--- START Recorded data ---

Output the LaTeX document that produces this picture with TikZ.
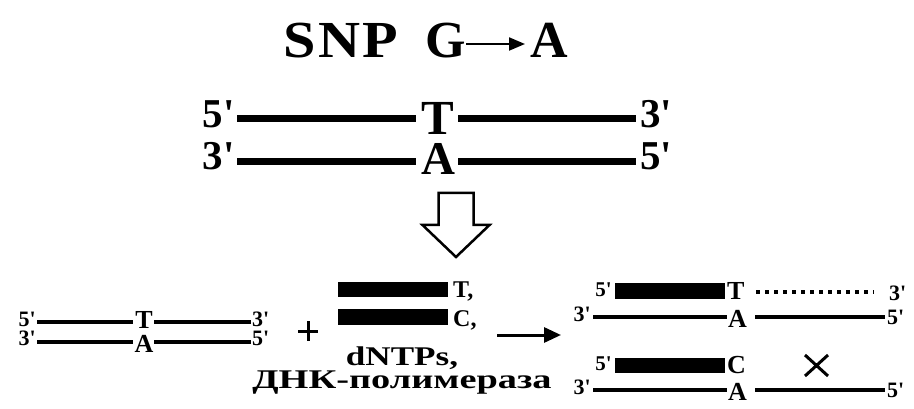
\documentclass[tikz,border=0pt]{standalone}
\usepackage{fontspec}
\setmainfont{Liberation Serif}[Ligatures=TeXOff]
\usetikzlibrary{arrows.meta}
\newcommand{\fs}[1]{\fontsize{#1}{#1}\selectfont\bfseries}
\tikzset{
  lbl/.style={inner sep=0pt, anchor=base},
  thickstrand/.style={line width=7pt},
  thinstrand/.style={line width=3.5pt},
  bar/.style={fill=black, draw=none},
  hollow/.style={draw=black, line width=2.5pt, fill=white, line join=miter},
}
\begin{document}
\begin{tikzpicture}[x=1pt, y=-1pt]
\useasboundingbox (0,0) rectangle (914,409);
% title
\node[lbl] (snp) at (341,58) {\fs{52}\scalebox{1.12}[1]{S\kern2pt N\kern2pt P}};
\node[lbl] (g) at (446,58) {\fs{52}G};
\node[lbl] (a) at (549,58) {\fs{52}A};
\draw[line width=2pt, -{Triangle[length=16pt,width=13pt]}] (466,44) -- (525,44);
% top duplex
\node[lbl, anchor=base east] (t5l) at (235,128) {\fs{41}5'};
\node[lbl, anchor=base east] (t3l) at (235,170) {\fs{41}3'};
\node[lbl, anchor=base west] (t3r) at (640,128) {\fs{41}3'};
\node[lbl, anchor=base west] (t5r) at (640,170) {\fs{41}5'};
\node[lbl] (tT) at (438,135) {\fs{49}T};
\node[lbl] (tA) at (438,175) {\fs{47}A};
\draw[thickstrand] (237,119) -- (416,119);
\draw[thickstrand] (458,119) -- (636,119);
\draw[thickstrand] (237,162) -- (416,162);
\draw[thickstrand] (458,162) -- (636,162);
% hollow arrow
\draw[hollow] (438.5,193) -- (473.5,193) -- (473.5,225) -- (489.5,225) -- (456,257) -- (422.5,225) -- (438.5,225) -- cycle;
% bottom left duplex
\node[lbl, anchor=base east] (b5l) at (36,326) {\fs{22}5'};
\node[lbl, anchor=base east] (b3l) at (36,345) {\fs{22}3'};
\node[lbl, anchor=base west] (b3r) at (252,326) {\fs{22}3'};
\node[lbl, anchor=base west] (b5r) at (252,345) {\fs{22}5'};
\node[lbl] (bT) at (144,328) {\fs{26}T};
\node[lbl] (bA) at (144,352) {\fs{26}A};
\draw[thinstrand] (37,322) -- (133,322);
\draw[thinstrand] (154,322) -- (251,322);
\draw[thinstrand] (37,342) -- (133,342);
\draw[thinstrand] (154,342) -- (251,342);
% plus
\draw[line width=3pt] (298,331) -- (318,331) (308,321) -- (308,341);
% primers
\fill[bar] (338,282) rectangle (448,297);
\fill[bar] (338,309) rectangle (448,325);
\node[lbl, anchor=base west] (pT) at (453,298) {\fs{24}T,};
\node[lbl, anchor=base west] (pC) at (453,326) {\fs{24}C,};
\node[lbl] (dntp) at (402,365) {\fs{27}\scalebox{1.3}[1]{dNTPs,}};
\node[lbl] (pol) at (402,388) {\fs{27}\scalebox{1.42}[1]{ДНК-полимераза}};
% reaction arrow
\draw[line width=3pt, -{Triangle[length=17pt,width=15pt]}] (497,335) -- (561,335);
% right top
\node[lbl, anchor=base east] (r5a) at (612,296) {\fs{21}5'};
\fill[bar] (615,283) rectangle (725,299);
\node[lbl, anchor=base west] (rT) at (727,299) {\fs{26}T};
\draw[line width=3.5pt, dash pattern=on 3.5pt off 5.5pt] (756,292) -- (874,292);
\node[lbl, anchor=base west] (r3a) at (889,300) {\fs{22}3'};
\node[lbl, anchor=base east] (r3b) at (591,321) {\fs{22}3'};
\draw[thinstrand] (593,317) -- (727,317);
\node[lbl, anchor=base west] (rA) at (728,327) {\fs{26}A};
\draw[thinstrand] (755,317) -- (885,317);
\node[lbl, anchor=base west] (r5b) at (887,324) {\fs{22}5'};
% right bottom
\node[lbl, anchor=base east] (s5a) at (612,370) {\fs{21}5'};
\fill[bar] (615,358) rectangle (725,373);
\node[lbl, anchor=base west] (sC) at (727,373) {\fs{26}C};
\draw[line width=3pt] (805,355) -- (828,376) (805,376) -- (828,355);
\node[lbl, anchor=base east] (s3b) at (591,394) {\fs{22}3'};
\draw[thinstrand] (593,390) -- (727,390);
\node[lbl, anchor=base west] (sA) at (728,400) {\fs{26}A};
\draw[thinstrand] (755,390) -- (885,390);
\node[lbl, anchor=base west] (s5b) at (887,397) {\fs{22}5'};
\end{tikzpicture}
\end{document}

--- END Recorded data ---

_Work required_
Pictures are excluded; copy all other data exactly as shown.

_Solution for this task_
Output the LaTeX document that produces this picture with TikZ.
\documentclass[tikz,border=0pt]{standalone}
\usepackage{fontspec}
\setmainfont{Liberation Serif}[Ligatures=TeXOff]
\usetikzlibrary{arrows.meta}
\newcommand{\fs}[1]{\fontsize{#1}{#1}\selectfont\bfseries}
\tikzset{
  lbl/.style={inner sep=0pt, anchor=base},
  thickstrand/.style={line width=7pt},
  thinstrand/.style={line width=3.5pt},
  bar/.style={fill=black, draw=none},
  hollow/.style={draw=black, line width=2.5pt, fill=white, line join=miter},
}
\begin{document}
\begin{tikzpicture}[x=1pt, y=-1pt]
\useasboundingbox (0,0) rectangle (914,409);
% title
\node[lbl] (snp) at (341,58) {\fs{52}\scalebox{1.12}[1]{S\kern2pt N\kern2pt P}};
\node[lbl] (g) at (446,58) {\fs{52}G};
\node[lbl] (a) at (549,58) {\fs{52}A};
\draw[line width=2pt, -{Triangle[length=16pt,width=13pt]}] (466,44) -- (525,44);
% top duplex
\node[lbl, anchor=base east] (t5l) at (235,128) {\fs{41}5'};
\node[lbl, anchor=base east] (t3l) at (235,170) {\fs{41}3'};
\node[lbl, anchor=base west] (t3r) at (640,128) {\fs{41}3'};
\node[lbl, anchor=base west] (t5r) at (640,170) {\fs{41}5'};
\node[lbl] (tT) at (438,135) {\fs{49}T};
\node[lbl] (tA) at (438,175) {\fs{47}A};
\draw[thickstrand] (237,119) -- (416,119);
\draw[thickstrand] (458,119) -- (636,119);
\draw[thickstrand] (237,162) -- (416,162);
\draw[thickstrand] (458,162) -- (636,162);
% hollow arrow
\draw[hollow] (438.5,193) -- (473.5,193) -- (473.5,225) -- (489.5,225) -- (456,257) -- (422.5,225) -- (438.5,225) -- cycle;
% bottom left duplex
\node[lbl, anchor=base east] (b5l) at (36,326) {\fs{22}5'};
\node[lbl, anchor=base east] (b3l) at (36,345) {\fs{22}3'};
\node[lbl, anchor=base west] (b3r) at (252,326) {\fs{22}3'};
\node[lbl, anchor=base west] (b5r) at (252,345) {\fs{22}5'};
\node[lbl] (bT) at (144,328) {\fs{26}T};
\node[lbl] (bA) at (144,352) {\fs{26}A};
\draw[thinstrand] (37,322) -- (133,322);
\draw[thinstrand] (154,322) -- (251,322);
\draw[thinstrand] (37,342) -- (133,342);
\draw[thinstrand] (154,342) -- (251,342);
% plus
\draw[line width=3pt] (298,331) -- (318,331) (308,321) -- (308,341);
% primers
\fill[bar] (338,282) rectangle (448,297);
\fill[bar] (338,309) rectangle (448,325);
\node[lbl, anchor=base west] (pT) at (453,298) {\fs{24}T,};
\node[lbl, anchor=base west] (pC) at (453,326) {\fs{24}C,};
\node[lbl] (dntp) at (402,365) {\fs{27}\scalebox{1.3}[1]{dNTPs,}};
\node[lbl] (pol) at (402,388) {\fs{27}\scalebox{1.42}[1]{ДНК-полимераза}};
% reaction arrow
\draw[line width=3pt, -{Triangle[length=17pt,width=15pt]}] (497,335) -- (561,335);
% right top
\node[lbl, anchor=base east] (r5a) at (612,296) {\fs{21}5'};
\fill[bar] (615,283) rectangle (725,299);
\node[lbl, anchor=base west] (rT) at (727,299) {\fs{26}T};
\draw[line width=3.5pt, dash pattern=on 3.5pt off 5.5pt] (756,292) -- (874,292);
\node[lbl, anchor=base west] (r3a) at (889,300) {\fs{22}3'};
\node[lbl, anchor=base east] (r3b) at (591,321) {\fs{22}3'};
\draw[thinstrand] (593,317) -- (727,317);
\node[lbl, anchor=base west] (rA) at (728,327) {\fs{26}A};
\draw[thinstrand] (755,317) -- (885,317);
\node[lbl, anchor=base west] (r5b) at (887,324) {\fs{22}5'};
% right bottom
\node[lbl, anchor=base east] (s5a) at (612,370) {\fs{21}5'};
\fill[bar] (615,358) rectangle (725,373);
\node[lbl, anchor=base west] (sC) at (727,373) {\fs{26}C};
\draw[line width=3pt] (805,355) -- (828,376) (805,376) -- (828,355);
\node[lbl, anchor=base east] (s3b) at (591,394) {\fs{22}3'};
\draw[thinstrand] (593,390) -- (727,390);
\node[lbl, anchor=base west] (sA) at (728,400) {\fs{26}A};
\draw[thinstrand] (755,390) -- (885,390);
\node[lbl, anchor=base west] (s5b) at (887,397) {\fs{22}5'};
\end{tikzpicture}
\end{document}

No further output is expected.